NICCaTS
The Northern Ireland Critical Care Transfer Service
Development of NICCaTS
A meeting of the Executive Committee of the Northern Ireland Intensive Care Group was held at Antrim Area Hospital on the evening of 14/8/00 to discuss the above. The meeting agreed on the points below.
- The service (to be known as the Northern Ireland Critical Care Transfer
Service - NICCaTS) will be provided primarily by anaesthetic SpRs providing
cover on a 1:4 non-resident rota.
- The service will transfer critically-ill adult patients, requiring
medical escort, from hospitals within NI to the most appropriate available ICU.
It is not a service to transfer less ill patients between hospitals
(i.e those not normally requiring medical escort and those not requiring an ICU
bed). In the event of two or more appropriate requests occurring
simultaneously, clinical urgency should be the first consideration.

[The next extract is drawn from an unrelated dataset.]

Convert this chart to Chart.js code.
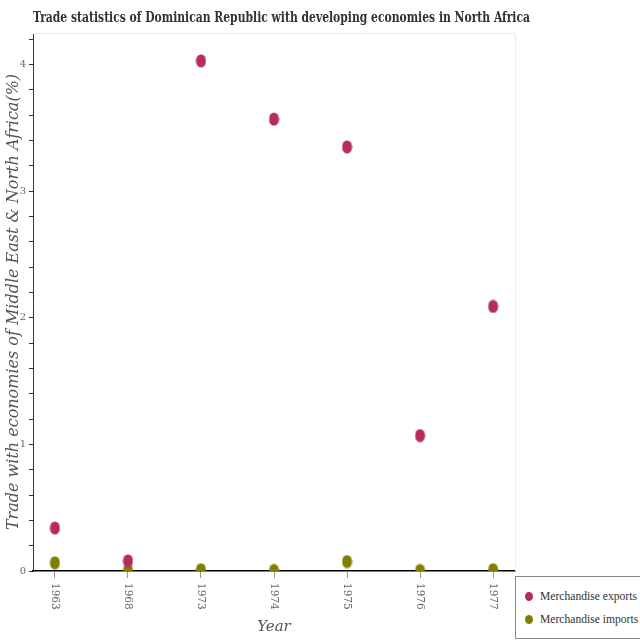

With apparently similar cases, hospitals without anaesthetic trainees should
have priority over those with trainees.
- The service should NOT carry out transfers to other parts of the UK
e.g. for potential liver transplantation. Without further development,
it has the capacity to deal with only one patient at a time. The model will be
as follows; team and equipment taken by car to the referring hospital - team
and patient transported to ICU by ambulance. No nurse escort will be available
in phase I. It was stated that in the agreed business case, phase II
(including nurse escort) would commence within 12 months.

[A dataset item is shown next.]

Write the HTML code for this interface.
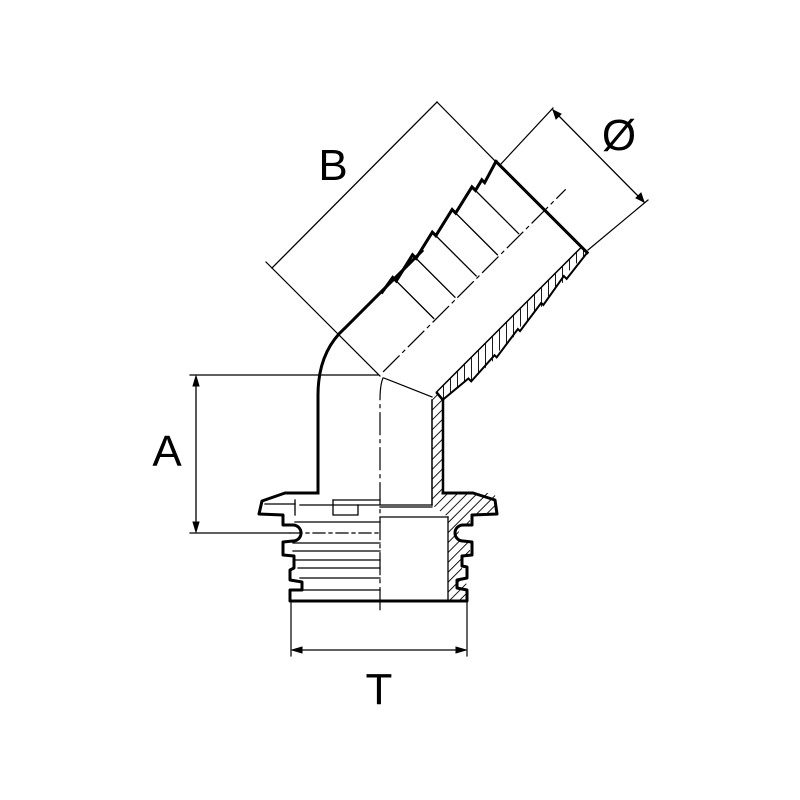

The meeting felt the lack of nurse escort (with the resultant need for the
referring hospital to supply a nurse for transfer) was regrettable and
constituted a lack of acceptable quality. There was agreement that the service
should commence as planned but that the case for nurses to be funded should be
pressed immediately.
- The service is to provide safe, high-quality inter-hospital transfers.
It is not a replacement for assessment and resuscitation at the referring
hospital by appropriately experienced staff.

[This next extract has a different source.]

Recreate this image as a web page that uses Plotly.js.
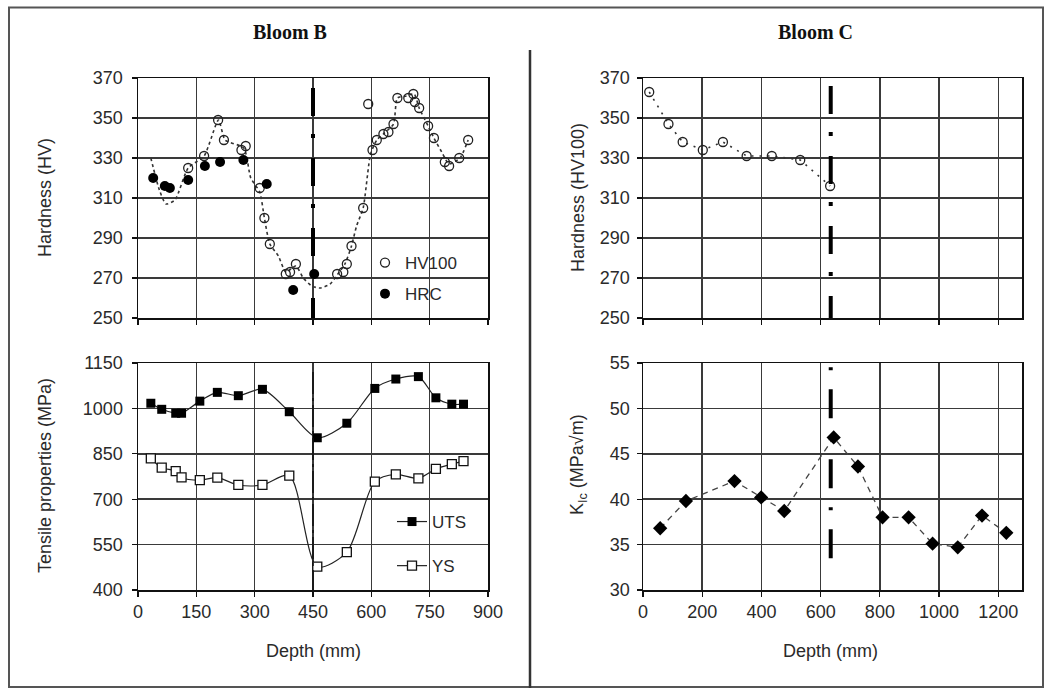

- The meeting considered a number of further issues;
- Clinical responsibility
The patient would be the responsibility of the referring hospital staff while in
that hospital. Referring hospital staff would retain responsibility even after
the arrival of the transfer team and would be responsible for acts of commission
and omission. The transfer team is responsible for the patient during transfer
and passes this responsibility to the staff of the receiving hospital on arrival.
The team is responsible to the ICU consultant on duty at their base
- Regional Intensive Care Unit, RVH.
- Insurance
The transfer team must be adequately covered by insurance against death or
disability.
- ICU bed placement/bureau
The meeting felt it was desirable to separate the executive arm of IHT from
the body responsible for monitoring ICU bed vacancies and placement of patients.
It was agreed that such a body would be best placed in one of the
other "Golden Six" hospitals (Belfast City Hospital was specifically suggested)
and should be under the direct influence of medical and nursing staff.
It was agreed that patients with a requirement for "regional" services should be
accommodated in RICU,RVH. Cases without such a requirement should not normally
be transported into RICU unless no other suitable unit had an available ICU bed.
- Advisory Group
A group drawn from the transfer service personnel, NIICG (with adequate representation of the acute hospitals in NI) and NIAS should have an advisory, monitoring and audit role.
The meeting recognised the need for regional agreement on availability of ICU
beds, readiness to supply an accompanying nurse (in Phase I) and co-operation by
the NIAS and their funding health boards. CEOs/Medical Directors need to be
aware of the new service and its benefits and limitations. To facilitate all of
the above it was suggested that the Dept of Health should host a meeting of
relevant representative staff from across N. Ireland.
The service was potentially available in August 2000. However, due to some outstanding issues and delay in obtaining funding for equipment, a round-the-clock service will probably commence in early October 2000.